Yto Barrada est née en 1971 à Paris et a grandi à Tanger. Elle a étudié l’histoire et les sciences politiques à la Sorbonne, ainsi que la photographie à New York. Son travail inclut photographie, film, sculpture, installation et éditions. Yto Barrada vit aujourd’hui entre le Maroc et les Etats-Unis. Elle est la fondatrice de la Cinémathèque de Tanger.

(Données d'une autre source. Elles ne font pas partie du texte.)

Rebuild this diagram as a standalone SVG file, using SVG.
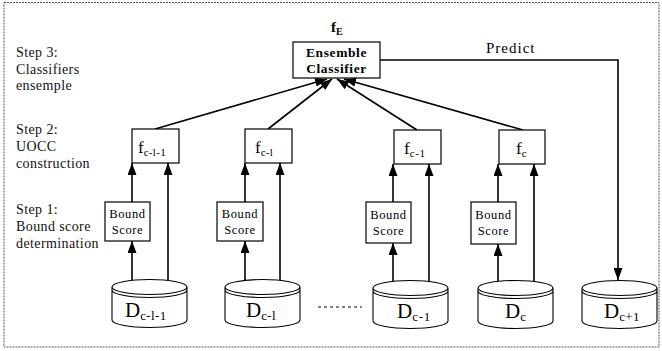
<svg xmlns="http://www.w3.org/2000/svg" width="662" height="351" viewBox="0 0 662 351">
  <style>
    .box { fill: #fff; stroke: #000; stroke-width: 1.2; }
    .cyl { fill: #fff; stroke: #000; stroke-width: 1.1; }
    .edge { fill: none; stroke: #000; stroke-width: 1.6; }
    .step { font-family: "Liberation Serif", serif; font-size: 14px; letter-spacing: 0.4px; fill: #111; }
    .lbl { font-family: "Liberation Serif", serif; fill: #000; }
    .bs { font-family: "Liberation Serif", serif; font-size: 12.5px; letter-spacing: 0.6px; fill: #000; text-anchor: middle; }
  </style>
  <defs>
    <marker id="arrow" viewBox="0 0 12 9" refX="12" refY="4.5" markerWidth="12" markerHeight="9" markerUnits="userSpaceOnUse" orient="auto">
      <path d="M0,0 L12,4.5 L0,9 z" fill="#000"/>
    </marker>
  </defs>

  <!-- outer frame -->
  <rect x="4" y="2.5" width="655" height="344.5" fill="none" stroke="#555" stroke-width="1" stroke-dasharray="2 1"/>

  <!-- step captions -->
  <g id="captions">
    <text class="step" x="16" y="57">Step 3:</text>
    <text class="step" x="16" y="74">Classifiers</text>
    <text class="step" x="16" y="90">ensemple</text>
    <text class="step" x="16" y="134">Step 2:</text>
    <text class="step" x="16" y="151">UOCC</text>
    <text class="step" x="16" y="168">construction</text>
    <text class="step" x="16" y="214">Step 1:</text>
    <text class="step" x="16" y="231">Bound score</text>
    <text class="step" x="16" y="248">determination</text>
  </g>

  <!-- connectors -->
  <g id="connectors" class="edge">
    <!-- UOCC classifiers to ensemble -->
    <line x1="155" y1="129" x2="327" y2="79" marker-end="url(#arrow)"/>
    <line x1="268" y1="129" x2="332" y2="79" marker-end="url(#arrow)"/>
    <line x1="417" y1="130" x2="337" y2="79" marker-end="url(#arrow)"/>
    <line x1="523" y1="130" x2="344" y2="79" marker-end="url(#arrow)"/>
    <!-- group 1 -->
    <line x1="132" y1="202" x2="132" y2="163" marker-end="url(#arrow)"/>
    <line x1="168" y1="280" x2="168" y2="163" marker-end="url(#arrow)"/>
    <line x1="132" y1="280" x2="132" y2="241" marker-end="url(#arrow)"/>
    <!-- group 2 -->
    <line x1="245" y1="202" x2="245" y2="163" marker-end="url(#arrow)"/>
    <line x1="280" y1="280" x2="280" y2="163" marker-end="url(#arrow)"/>
    <line x1="245" y1="280" x2="245" y2="241" marker-end="url(#arrow)"/>
    <!-- group 3 -->
    <line x1="393" y1="202" x2="393" y2="164" marker-end="url(#arrow)"/>
    <line x1="429" y1="281" x2="429" y2="164" marker-end="url(#arrow)"/>
    <line x1="393" y1="281" x2="393" y2="243" marker-end="url(#arrow)"/>
    <!-- group 4 -->
    <line x1="498" y1="202" x2="498" y2="164" marker-end="url(#arrow)"/>
    <line x1="534" y1="281" x2="534" y2="164" marker-end="url(#arrow)"/>
    <line x1="498" y1="281" x2="498" y2="244" marker-end="url(#arrow)"/>
    <!-- prediction path -->
    <polyline points="380,60 618,60 618,280" marker-end="url(#arrow)"/>
  </g>
  <text class="lbl" x="486" y="53" font-size="15" letter-spacing="1">Predict</text>

  <!-- ensemble classifier -->
  <g id="ensemble">
    <rect class="box" x="293" y="42" width="87" height="36"/>
    <text class="lbl" x="336.5" y="57" font-size="13.5" font-weight="bold" letter-spacing="0.6" text-anchor="middle">Ensemble</text>
    <text class="lbl" x="336.5" y="73" font-size="13.5" font-weight="bold" letter-spacing="0.6" text-anchor="middle">Classifier</text>
    <text class="lbl" x="331" y="32" font-size="15" font-weight="bold">f<tspan font-size="10" dy="3">E</tspan></text>
  </g>

  <!-- UOCC classifiers -->
  <g id="f1">
    <rect class="box" x="132" y="129" width="47" height="34"/>
    <text class="lbl" x="138" y="153" font-size="17">f<tspan font-size="11" dy="3" letter-spacing="0.3">c-l-1</tspan></text>
  </g>
  <g id="f2">
    <rect class="box" x="245" y="129" width="47" height="34"/>
    <text class="lbl" x="255" y="153" font-size="17">f<tspan font-size="11" dy="3" letter-spacing="0.3">c-l</tspan></text>
  </g>
  <g id="f3">
    <rect class="box" x="394" y="130" width="47" height="34"/>
    <text class="lbl" x="404" y="154" font-size="17">f<tspan font-size="11" dy="3" letter-spacing="0.6">c-1</tspan></text>
  </g>
  <g id="f4">
    <rect class="box" x="499" y="130" width="46" height="34"/>
    <text class="lbl" x="516" y="154" font-size="17">f<tspan font-size="11" dy="3">c</tspan></text>
  </g>

  <!-- bound score modules -->
  <g id="bs1">
    <rect class="box" x="105" y="202" width="45" height="39"/>
    <text class="bs" x="127.5" y="218">Bound</text>
    <text class="bs" x="127.5" y="234">Score</text>
  </g>
  <g id="bs2">
    <rect class="box" x="217" y="202" width="46" height="39"/>
    <text class="bs" x="240" y="218">Bound</text>
    <text class="bs" x="240" y="234">Score</text>
  </g>
  <g id="bs3">
    <rect class="box" x="366" y="202" width="45" height="41"/>
    <text class="bs" x="388.5" y="219">Bound</text>
    <text class="bs" x="388.5" y="235">Score</text>
  </g>
  <g id="bs4">
    <rect class="box" x="471" y="202" width="45" height="42"/>
    <text class="bs" x="493.5" y="219">Bound</text>
    <text class="bs" x="493.5" y="235">Score</text>
  </g>

  <!-- data chunks -->
  <g id="d1">
    <path class="cyl" d="M112,287 V320 A37.5,7.5 0 0 0 187,320 V287 A37.5,7.5 0 0 0 112,287 A37.5,7.5 0 0 0 187,287 M112,290 A37.5,7.5 0 0 0 187,290"/>
    <text class="lbl" x="125" y="317" font-size="21">D<tspan font-size="13" dy="3" letter-spacing="0.4">c-l-1</tspan></text>
  </g>
  <g id="d2">
    <path class="cyl" d="M225,287 V320 A37.5,7.5 0 0 0 300,320 V287 A37.5,7.5 0 0 0 225,287 A37.5,7.5 0 0 0 300,287 M225,290 A37.5,7.5 0 0 0 300,290"/>
    <text class="lbl" x="246" y="317" font-size="21">D<tspan font-size="13" dy="3" letter-spacing="0.4">c-l</tspan></text>
  </g>
  <line x1="318" y1="307" x2="362" y2="307" stroke="#000" stroke-width="1.2" stroke-dasharray="3 3"/>
  <g id="d3">
    <path class="cyl" d="M373,288 V321 A37.5,7.5 0 0 0 448,321 V288 A37.5,7.5 0 0 0 373,288 A37.5,7.5 0 0 0 448,288 M373,291 A37.5,7.5 0 0 0 448,291"/>
    <text class="lbl" x="397" y="318" font-size="21">D<tspan font-size="13" dy="3" letter-spacing="0.8">c-1</tspan></text>
  </g>
  <g id="d4">
    <path class="cyl" d="M478,288 V321 A37.5,7.5 0 0 0 553,321 V288 A37.5,7.5 0 0 0 478,288 A37.5,7.5 0 0 0 553,288 M478,291 A37.5,7.5 0 0 0 553,291"/>
    <text class="lbl" x="505" y="318" font-size="21">D<tspan font-size="13" dy="3">c</tspan></text>
  </g>
  <g id="d5">
    <path class="cyl" d="M582,288 V321 A37.5,7.5 0 0 0 657,321 V288 A37.5,7.5 0 0 0 582,288 A37.5,7.5 0 0 0 657,288 M582,291 A37.5,7.5 0 0 0 657,291"/>
    <text class="lbl" x="604" y="318" font-size="21">D<tspan font-size="13" dy="3" letter-spacing="0.4">c+1</tspan></text>
  </g>
</svg>
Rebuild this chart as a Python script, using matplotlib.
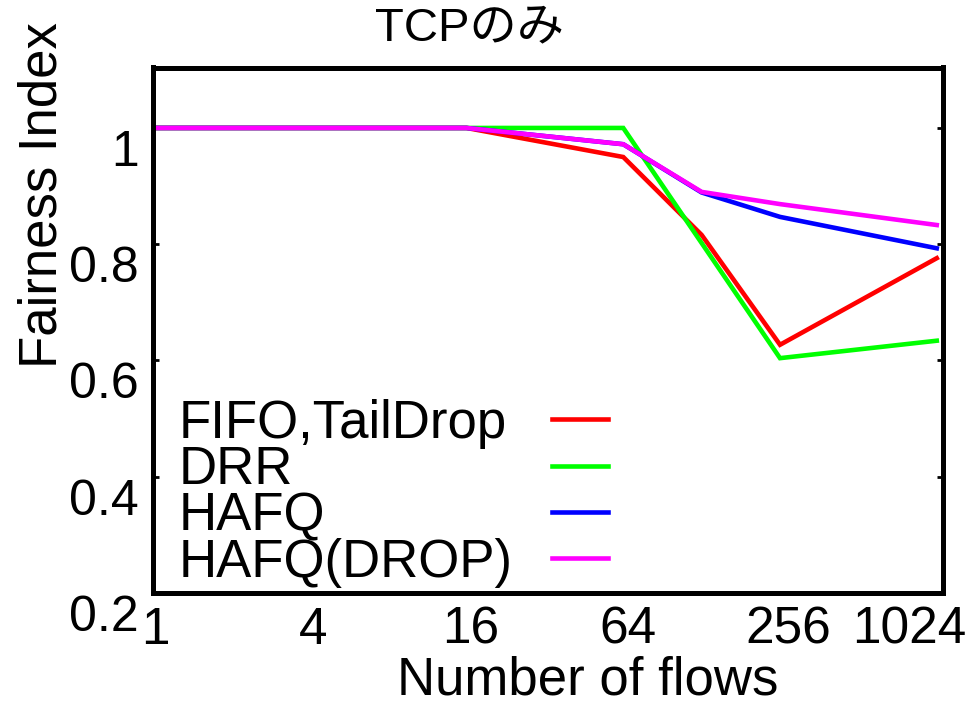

Représenté par Pace Gallery (Londres / New York), Sfeir-Semler Gallery (Hambourg /Beyrouth) et par la Galerie Polaris (Paris), son travail a récemment été exposé au Barbican Center (Londres), à The Power Plant (Toronto), au M Museum (Louvain), au Secession Vienna (Vienne), au Carré dart musée d’art contemporain (Nîmes), à la Fundação Serralves (Porto), ou encore au MACBA (Barcelone).
Née en 1973 à Marseille, Stéphanie Marin vit et travaille à Nice. Sensible à la dimension immatérielle du design, aux émotions qu’il peut provoquer, Stéphanie Marin travaille sur la relation au corps, à l’espace et à la lumière.
On retrouve ses collections dans de nombreux musées : le musée MAK à Vienne, la Cité Radieuse Le Corbusier à Marseille, le Malmö Museet en Suède, l’Aubette 1928 à Strasbourg, les Abattoirs de Toulouse, le musée du Centre d’Astronomie d’Imiloa à Hawaï, le Palais de Tokyo à Paris, au Musée Lenbachhaus de Munich, au musée Reattu à Arles, au Museo delle Scienze à Trento, au MAMAC et à la Villa Arson à Nice, et au Pavillon Français lors de la Biennale de Venise notamment.